Not every visible image is the full file. Some apps show compressed previews first. If quality matters, open the image all the way before saving it. Zooming in can help you tell whether you’re staring at the real file or a reduced preview.

Also watch out for edited copies. If you mark up a screenshot, crop a photo, or save from inside a chat app, Android may create a second file and leave the original in place. That’s useful when you want both, but messy when your gallery fills up with near-duplicates.

A simple habit helps: once you save the picture, rename it or move it into a folder with a clear label. “Recipe,” “Work Notes,” “Receipts,” and “Travel” beat a pile of files named IMG_20260306_1542 every single time.

Small Differences Between Android Phones

The steps stay close across Android brands, but the wording may shift. Samsung may use My Files and Gallery. Pixel leans on Files and Google Photos. Other brands may use File Manager, Photos, Album, or Gallery. Don’t let that throw you. The pattern stays the same: open the image, tap the menu, then save, download, share, or screenshot.

If your phone doesn’t react to a long-press, check whether the app itself is swallowing that gesture. That’s common in shopping apps, social feeds, and custom in-app browsers. In those cases, the top-right menu or Share button is often your way out.

A Clean Way To Keep Pictures Organized

If you save images often, a little order saves a lot of scrolling later. Move photos out of Downloads once you know you want to keep them. Create a few folders that match how you actually use your phone. Don’t build fifteen folders on day one. Four or five is plenty.

You can also star or favorite pictures in some gallery and file apps, which helps when the image matters for a short stretch and you don’t want to rename or move it yet. Then, once the moment passes, file it away or delete it.

That small cleanup step keeps your phone from turning into a junk drawer.
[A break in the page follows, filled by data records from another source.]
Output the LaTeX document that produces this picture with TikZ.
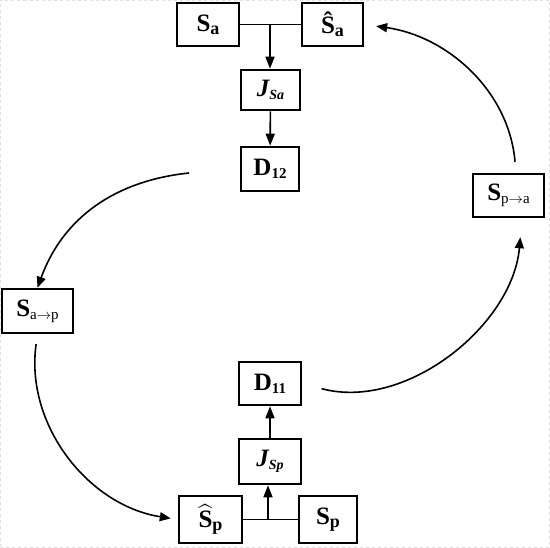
\documentclass[tikz,border=0pt]{standalone}
\usepackage{amsmath}
\usepackage{fontspec}
\setmainfont{Liberation Serif}
\usetikzlibrary{arrows.meta}
\newcommand{\lowsub}[2][16]{\raisebox{-3pt}{\fontsize{#1}{#1}\selectfont #2}}

\begin{document}
\begin{tikzpicture}[x=1pt,y=1pt,
  block/.style={draw,line width=2.6pt,inner sep=0pt,
    font=\fontsize{25}{27}\selectfont\bfseries},
  flow/.style={line width=1.6pt,-{Triangle[length=12pt,width=9pt]}},
  loop/.style={line width=1.6pt,-{Triangle[length=11pt,width=9pt]}}]
\useasboundingbox (0,0) rectangle (550,548);
\draw[gray!25,dashed,line width=.6pt] (.5,.5) rectangle (549.5,547.5);
% Upper chain
\node[block,minimum width=62pt,minimum height=43pt] (Sa) at (208,523.5) {S\lowsub[18]{a}};
\node[block,minimum width=61pt,minimum height=43pt] (Sahat) at (332.5,523.5) {\^{S}\lowsub[18]{a}};
\node[block,minimum width=59pt,minimum height=40pt] (Jsa) at (270.5,458) {\itshape J\lowsub[14]{Sa}};
\node[block,minimum width=58pt,minimum height=44pt] (D12) at (270,379) {D\lowsub[15]{12}};
\coordinate (topjoin) at (270,523.5);
\draw[line width=1pt] (Sa.east) -- (Sahat.west);
\draw[flow] (topjoin) -- (topjoin |- Jsa.north);
\draw[flow] (Jsa) -- (D12);
% Side boxes
\node[block,minimum width=71pt,minimum height=43pt] (Spa) at (508.5,352.5) {S\lowsub[15]{\mdseries p$\rightarrow$a}};
\node[block,minimum width=71pt,minimum height=44pt] (Sap) at (37.5,237) {S\lowsub[15]{\mdseries a$\rightarrow$p}};
% Lower chain
\node[block,minimum width=62pt,minimum height=43pt] (D11) at (270,164.5) {D\lowsub[15]{11}};
\node[block,minimum width=62pt,minimum height=45pt] (Jsp) at (270,86.5) {\itshape J\lowsub[14]{Sp}};
\node[block,minimum width=63pt,minimum height=47pt] (Sphat) at (210.5,28.5) {$\widehat{\text{S}}$\lowsub[18]{p}};
\node[block,minimum width=58pt,minimum height=47pt] (Sp) at (328,28.5) {S\lowsub[18]{p}};
\coordinate (botjoin) at (268,28.5);
\draw[line width=1.6pt] (Sphat.east) -- (Sp.west);
\draw[flow] (botjoin) -- (botjoin |- Jsp.south);
\draw[flow] (Jsp) -- (D11);
% Big loop
\coordinate (fromD12) at (189,375);
\draw[loop] (fromD12) to[out=186,in=70] (Sap.north);
\draw[loop,shorten <=10pt,shorten >=7pt] (Sap.south) to[out=262,in=171] (Sphat.west);
\draw[loop,shorten <=20pt,shorten >=19pt] (D11.east) to[out=345,in=265] ([xshift=13.5pt]Spa.south);
\draw[loop,shorten <=11pt,shorten >=12pt] ([xshift=7.5pt]Spa.north) to[out=95,in=352] (Sahat.east);
\end{tikzpicture}
\end{document}
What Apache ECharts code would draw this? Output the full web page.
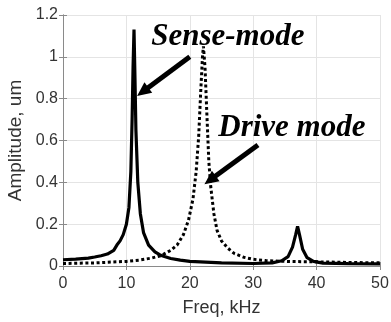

And when you need the photo again next week, it’s right where you expected it to be.

The Method That Fits Most Situations

If you want the plain answer, start with a long-press on the image. If that fails, open the image fully and check the app menu. If the menu still won’t help, use Share. If the app gives you nothing useful at all, take a screenshot. Then check Files, Downloads, Screenshots, or the app’s media folder to confirm where the picture landed.

That order works on most Android phones and covers the cases that trip people up most often. Once you’ve done it a couple of times, saving a picture on Android stops feeling like a scavenger hunt and starts feeling like second nature.